I have had almost exactly the experience **** describes at several LBS's.

The only shops that have really been successful in selling recumbents
are all specialist dealers [1], where the owner or a key employee takes
an active role in dealing with the customers, and the employees are not
your usual suspects of wannabe racers.

[1] Note that W&S concentrates their recumbents in their Hales Corners
store.

--
Tom Sherman - Holstein-Friesland Bovinia
The weather is here, wish you were beautiful
 
T

Tom Sherman

Guest
Edward Dolan wrote:
>
> Mr. Ryan makes some good points with respect to recumbents, but still the
> example of the mountain bike (hybrid) proves that bike shop employees do not
> have the final word on what sells.

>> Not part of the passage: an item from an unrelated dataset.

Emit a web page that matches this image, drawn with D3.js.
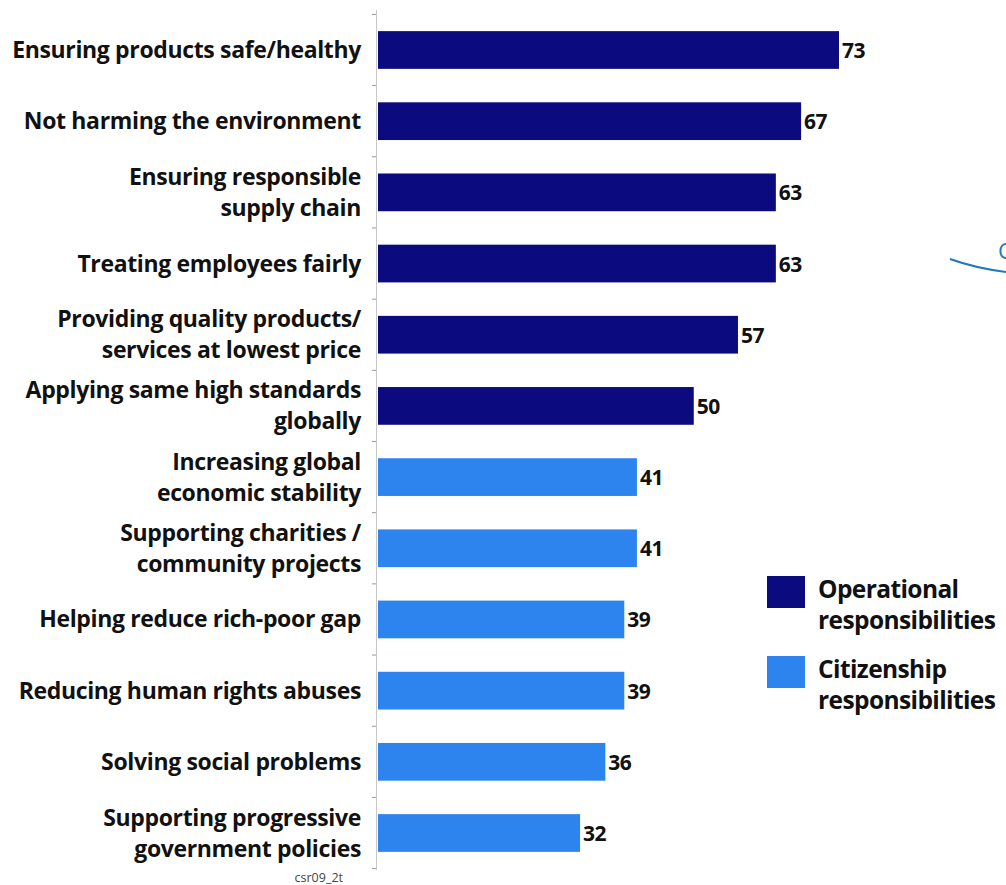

They cannot sell the racing style of
> bikes except to the very few. They have to sell what the public wants and is
> willing to pay for, i.e., hybrids.
>
> I can't help but think that the main argument against recumbents was simply
> their very high prices. A product that is needed and/or wanted and is priced
> right will sell itself. It does not depend on bike shops and their
> employees. Anyone who thinks otherwise needs to review the advent of the
> mountain bike which occurred in the early 1980's. You will never see a
> racing style of bike in a department or discount store anymore. Nothing
> speaks louder than that.
>

No longer true - you can get a drop bar bicycle at woolmort [1]:
<http://www.walmart.com/catalog/product.do?product_id=3663046>.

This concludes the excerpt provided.